The New Sharing/Gig/On-Demand Economy
No one seems to have agreed upon the best term to describe the collection of technology startups building platforms that connect customers to workers, homeowners, and drivers. Call it the sharing economy, the gig economy, or the on-demand economy; regardless, this new technology is shaking up well-established industries and the regulatory frameworks in which they’ve long operated.
Startups including Uber, Lyft, TaskRabbit, Handy, and Instacart (to name just a few) are restructuring how a wide variety of services are provided, and with that, challenging the existing labor standards that by and large rely on two narrow designations—employee or independent contractor. Many of these companies now face a slew of lawsuits about that classification, including a class action against Uber in California. Just weeks ago, Seattle became the first city in the nation to allow on-demand drivers to unionize. This legislation, too, will likely be contested in courts. The outcomes of these cases could dramatically reshape the 1099 economy and will surely impact the startups who’ve built their companies around existing worker classification rules. We’ll be paying close attention as they’re debated into 2016 and beyond.
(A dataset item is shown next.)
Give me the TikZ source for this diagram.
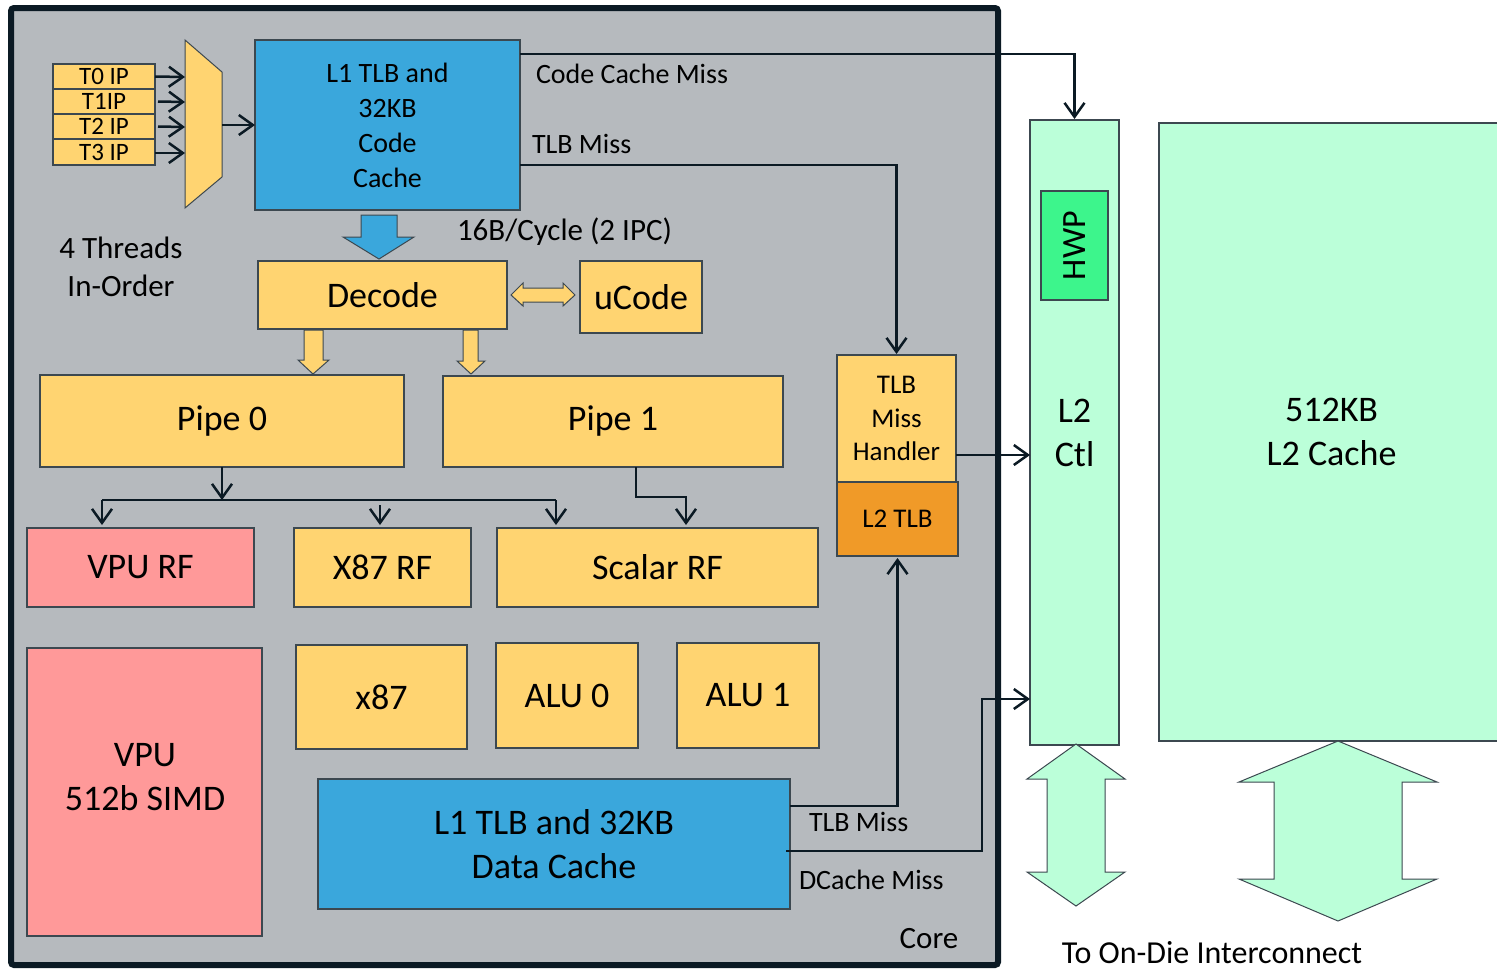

Beyond the labor market, many of these startups are providing new (and in many ways, better, faster, and more efficient) services within highly regulated industries. This year, ridesharing companies, came up against major challenges in cities throughout the world. The New York City Council proposed rules this summer that could have put a freeze on all for-hire vehicles. Another requirement—that ride-sharing apps pass government approval before making changes—was also floated, though ultimately struck down. Meanwhile, San Francisco voted on a ballot proposition to limit Airbnb rentals in the company’s home city, a measure that ultimately failed, but cost the company $8 million to fight.
Ultimately, the trend of startups beginning to compete in heavily-regulated sectors of the economy accelerated in 2015 faster than many had predicted, resulting in an all too common struggle to fit the square peg of new innovations into the round hole of existing regulations. Not surprisingly, given the slow pace at which our nation’s regulatory bodies operate, the many policy debates that came to the fore in 2015 are nowhere near resolution. Next year will almost certainly see these policy debates escalate, and it is imperative that the startup community engage in this policymaking to ensure that the incredible potential of new technologies isn’t stifled by ill-fitting regulations.